• [PROVIDED DATA]:
════════════════
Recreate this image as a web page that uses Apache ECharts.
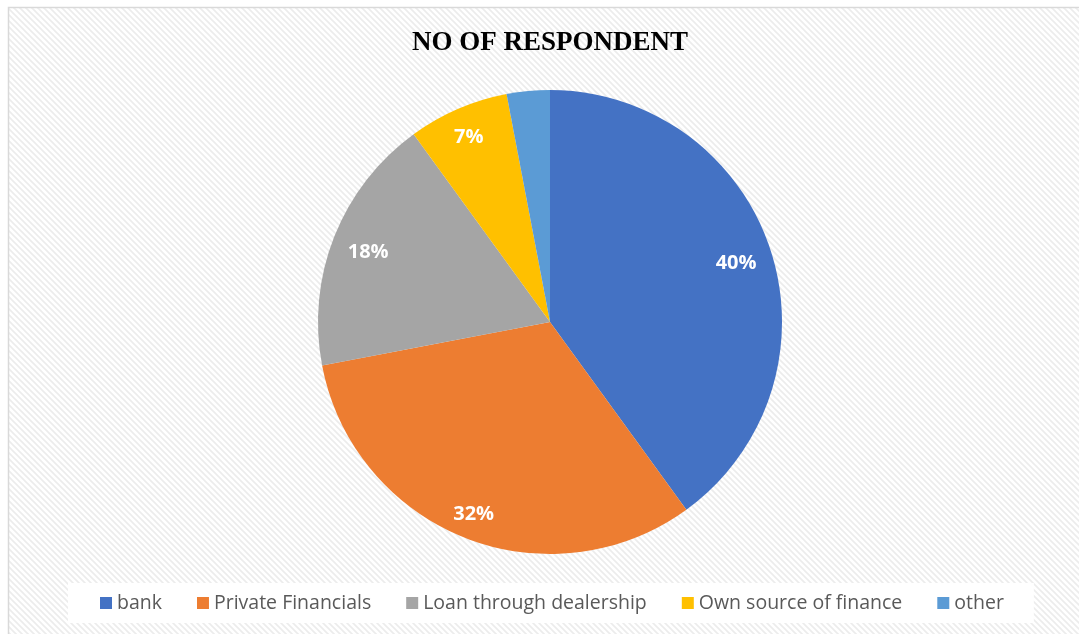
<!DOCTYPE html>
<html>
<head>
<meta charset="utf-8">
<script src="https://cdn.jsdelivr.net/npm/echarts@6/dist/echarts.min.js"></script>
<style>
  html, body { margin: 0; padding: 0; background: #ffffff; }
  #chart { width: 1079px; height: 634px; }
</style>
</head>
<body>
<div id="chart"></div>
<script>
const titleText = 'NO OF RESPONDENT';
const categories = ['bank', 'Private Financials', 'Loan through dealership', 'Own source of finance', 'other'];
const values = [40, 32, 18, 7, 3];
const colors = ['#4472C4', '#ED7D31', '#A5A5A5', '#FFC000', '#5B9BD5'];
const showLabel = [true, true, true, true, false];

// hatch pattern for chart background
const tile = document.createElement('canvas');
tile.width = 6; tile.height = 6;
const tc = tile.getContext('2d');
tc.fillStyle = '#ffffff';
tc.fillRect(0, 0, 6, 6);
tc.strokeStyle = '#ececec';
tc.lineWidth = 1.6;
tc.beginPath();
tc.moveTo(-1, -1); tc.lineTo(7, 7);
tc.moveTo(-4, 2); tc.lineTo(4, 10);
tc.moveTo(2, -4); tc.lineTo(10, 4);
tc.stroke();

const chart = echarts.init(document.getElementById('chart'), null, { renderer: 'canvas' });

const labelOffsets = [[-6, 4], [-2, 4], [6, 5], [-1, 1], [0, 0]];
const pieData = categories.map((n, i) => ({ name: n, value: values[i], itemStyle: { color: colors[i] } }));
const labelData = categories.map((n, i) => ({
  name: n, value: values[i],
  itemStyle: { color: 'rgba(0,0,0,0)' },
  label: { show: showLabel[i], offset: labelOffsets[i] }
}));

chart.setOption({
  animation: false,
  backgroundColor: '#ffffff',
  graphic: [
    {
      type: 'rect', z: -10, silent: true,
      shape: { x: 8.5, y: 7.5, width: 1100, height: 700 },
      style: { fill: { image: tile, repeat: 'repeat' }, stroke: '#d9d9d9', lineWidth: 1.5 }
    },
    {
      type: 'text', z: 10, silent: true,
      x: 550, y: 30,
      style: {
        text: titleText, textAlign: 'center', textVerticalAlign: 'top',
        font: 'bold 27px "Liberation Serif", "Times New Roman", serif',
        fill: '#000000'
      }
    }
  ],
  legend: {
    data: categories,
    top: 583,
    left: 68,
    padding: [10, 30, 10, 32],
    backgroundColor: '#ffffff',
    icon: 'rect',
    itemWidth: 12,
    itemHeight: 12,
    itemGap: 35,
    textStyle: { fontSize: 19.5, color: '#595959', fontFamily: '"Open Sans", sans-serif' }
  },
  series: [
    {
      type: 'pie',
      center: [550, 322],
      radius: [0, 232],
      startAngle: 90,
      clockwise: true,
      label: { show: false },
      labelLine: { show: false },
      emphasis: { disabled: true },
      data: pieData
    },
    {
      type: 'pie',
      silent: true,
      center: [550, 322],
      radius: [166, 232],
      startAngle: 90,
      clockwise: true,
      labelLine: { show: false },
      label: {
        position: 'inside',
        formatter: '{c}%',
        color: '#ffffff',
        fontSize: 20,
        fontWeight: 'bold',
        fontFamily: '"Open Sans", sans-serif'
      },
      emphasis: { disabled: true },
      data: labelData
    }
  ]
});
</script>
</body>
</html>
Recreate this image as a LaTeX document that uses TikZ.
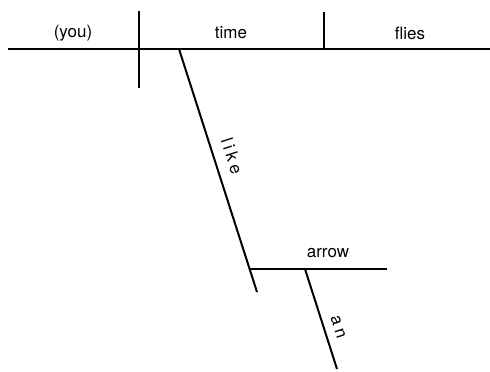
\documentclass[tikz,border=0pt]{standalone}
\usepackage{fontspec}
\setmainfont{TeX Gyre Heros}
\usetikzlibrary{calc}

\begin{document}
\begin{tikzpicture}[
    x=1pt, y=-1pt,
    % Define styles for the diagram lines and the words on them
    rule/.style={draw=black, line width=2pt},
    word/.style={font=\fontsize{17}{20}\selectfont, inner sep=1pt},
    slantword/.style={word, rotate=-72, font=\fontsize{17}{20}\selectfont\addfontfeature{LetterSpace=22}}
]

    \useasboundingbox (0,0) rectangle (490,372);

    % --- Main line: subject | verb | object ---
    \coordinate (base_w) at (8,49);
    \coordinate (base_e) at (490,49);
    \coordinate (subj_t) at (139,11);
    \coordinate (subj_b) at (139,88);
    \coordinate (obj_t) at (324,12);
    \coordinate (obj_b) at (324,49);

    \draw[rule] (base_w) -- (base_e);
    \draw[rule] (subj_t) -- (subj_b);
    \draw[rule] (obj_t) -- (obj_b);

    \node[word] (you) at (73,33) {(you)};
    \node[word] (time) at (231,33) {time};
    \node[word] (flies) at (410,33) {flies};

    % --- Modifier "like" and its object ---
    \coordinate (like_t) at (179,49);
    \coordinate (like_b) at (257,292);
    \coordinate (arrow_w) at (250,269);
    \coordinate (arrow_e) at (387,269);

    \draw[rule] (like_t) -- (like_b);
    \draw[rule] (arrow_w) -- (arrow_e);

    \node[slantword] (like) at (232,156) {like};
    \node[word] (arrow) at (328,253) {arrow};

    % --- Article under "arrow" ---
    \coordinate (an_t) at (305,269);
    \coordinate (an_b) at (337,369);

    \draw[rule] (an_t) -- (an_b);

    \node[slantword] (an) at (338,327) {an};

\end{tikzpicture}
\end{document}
════════════════
• [TASK PROMPT]:
What you return should match the records above word for word, minus the pictures.

• [SOLUTION TO THIS PROBLEM]:
Recreate this image as a web page that uses Apache ECharts.
<!DOCTYPE html>
<html>
<head>
<meta charset="utf-8">
<script src="https://cdn.jsdelivr.net/npm/echarts@6/dist/echarts.min.js"></script>
<style>
  html, body { margin: 0; padding: 0; background: #ffffff; }
  #chart { width: 1079px; height: 634px; }
</style>
</head>
<body>
<div id="chart"></div>
<script>
const titleText = 'NO OF RESPONDENT';
const categories = ['bank', 'Private Financials', 'Loan through dealership', 'Own source of finance', 'other'];
const values = [40, 32, 18, 7, 3];
const colors = ['#4472C4', '#ED7D31', '#A5A5A5', '#FFC000', '#5B9BD5'];
const showLabel = [true, true, true, true, false];

// hatch pattern for chart background
const tile = document.createElement('canvas');
tile.width = 6; tile.height = 6;
const tc = tile.getContext('2d');
tc.fillStyle = '#ffffff';
tc.fillRect(0, 0, 6, 6);
tc.strokeStyle = '#ececec';
tc.lineWidth = 1.6;
tc.beginPath();
tc.moveTo(-1, -1); tc.lineTo(7, 7);
tc.moveTo(-4, 2); tc.lineTo(4, 10);
tc.moveTo(2, -4); tc.lineTo(10, 4);
tc.stroke();

const chart = echarts.init(document.getElementById('chart'), null, { renderer: 'canvas' });

const labelOffsets = [[-6, 4], [-2, 4], [6, 5], [-1, 1], [0, 0]];
const pieData = categories.map((n, i) => ({ name: n, value: values[i], itemStyle: { color: colors[i] } }));
const labelData = categories.map((n, i) => ({
  name: n, value: values[i],
  itemStyle: { color: 'rgba(0,0,0,0)' },
  label: { show: showLabel[i], offset: labelOffsets[i] }
}));

chart.setOption({
  animation: false,
  backgroundColor: '#ffffff',
  graphic: [
    {
      type: 'rect', z: -10, silent: true,
      shape: { x: 8.5, y: 7.5, width: 1100, height: 700 },
      style: { fill: { image: tile, repeat: 'repeat' }, stroke: '#d9d9d9', lineWidth: 1.5 }
    },
    {
      type: 'text', z: 10, silent: true,
      x: 550, y: 30,
      style: {
        text: titleText, textAlign: 'center', textVerticalAlign: 'top',
        font: 'bold 27px "Liberation Serif", "Times New Roman", serif',
        fill: '#000000'
      }
    }
  ],
  legend: {
    data: categories,
    top: 583,
    left: 68,
    padding: [10, 30, 10, 32],
    backgroundColor: '#ffffff',
    icon: 'rect',
    itemWidth: 12,
    itemHeight: 12,
    itemGap: 35,
    textStyle: { fontSize: 19.5, color: '#595959', fontFamily: '"Open Sans", sans-serif' }
  },
  series: [
    {
      type: 'pie',
      center: [550, 322],
      radius: [0, 232],
      startAngle: 90,
      clockwise: true,
      label: { show: false },
      labelLine: { show: false },
      emphasis: { disabled: true },
      data: pieData
    },
    {
      type: 'pie',
      silent: true,
      center: [550, 322],
      radius: [166, 232],
      startAngle: 90,
      clockwise: true,
      labelLine: { show: false },
      label: {
        position: 'inside',
        formatter: '{c}%',
        color: '#ffffff',
        fontSize: 20,
        fontWeight: 'bold',
        fontFamily: '"Open Sans", sans-serif'
      },
      emphasis: { disabled: true },
      data: labelData
    }
  ]
});
</script>
</body>
</html>
Recreate this image as a LaTeX document that uses TikZ.
\documentclass[tikz,border=0pt]{standalone}
\usepackage{fontspec}
\setmainfont{TeX Gyre Heros}
\usetikzlibrary{calc}

\begin{document}
\begin{tikzpicture}[
    x=1pt, y=-1pt,
    % Define styles for the diagram lines and the words on them
    rule/.style={draw=black, line width=2pt},
    word/.style={font=\fontsize{17}{20}\selectfont, inner sep=1pt},
    slantword/.style={word, rotate=-72, font=\fontsize{17}{20}\selectfont\addfontfeature{LetterSpace=22}}
]

    \useasboundingbox (0,0) rectangle (490,372);

    % --- Main line: subject | verb | object ---
    \coordinate (base_w) at (8,49);
    \coordinate (base_e) at (490,49);
    \coordinate (subj_t) at (139,11);
    \coordinate (subj_b) at (139,88);
    \coordinate (obj_t) at (324,12);
    \coordinate (obj_b) at (324,49);

    \draw[rule] (base_w) -- (base_e);
    \draw[rule] (subj_t) -- (subj_b);
    \draw[rule] (obj_t) -- (obj_b);

    \node[word] (you) at (73,33) {(you)};
    \node[word] (time) at (231,33) {time};
    \node[word] (flies) at (410,33) {flies};

    % --- Modifier "like" and its object ---
    \coordinate (like_t) at (179,49);
    \coordinate (like_b) at (257,292);
    \coordinate (arrow_w) at (250,269);
    \coordinate (arrow_e) at (387,269);

    \draw[rule] (like_t) -- (like_b);
    \draw[rule] (arrow_w) -- (arrow_e);

    \node[slantword] (like) at (232,156) {like};
    \node[word] (arrow) at (328,253) {arrow};

    % --- Article under "arrow" ---
    \coordinate (an_t) at (305,269);
    \coordinate (an_b) at (337,369);

    \draw[rule] (an_t) -- (an_b);

    \node[slantword] (an) at (338,327) {an};

\end{tikzpicture}
\end{document}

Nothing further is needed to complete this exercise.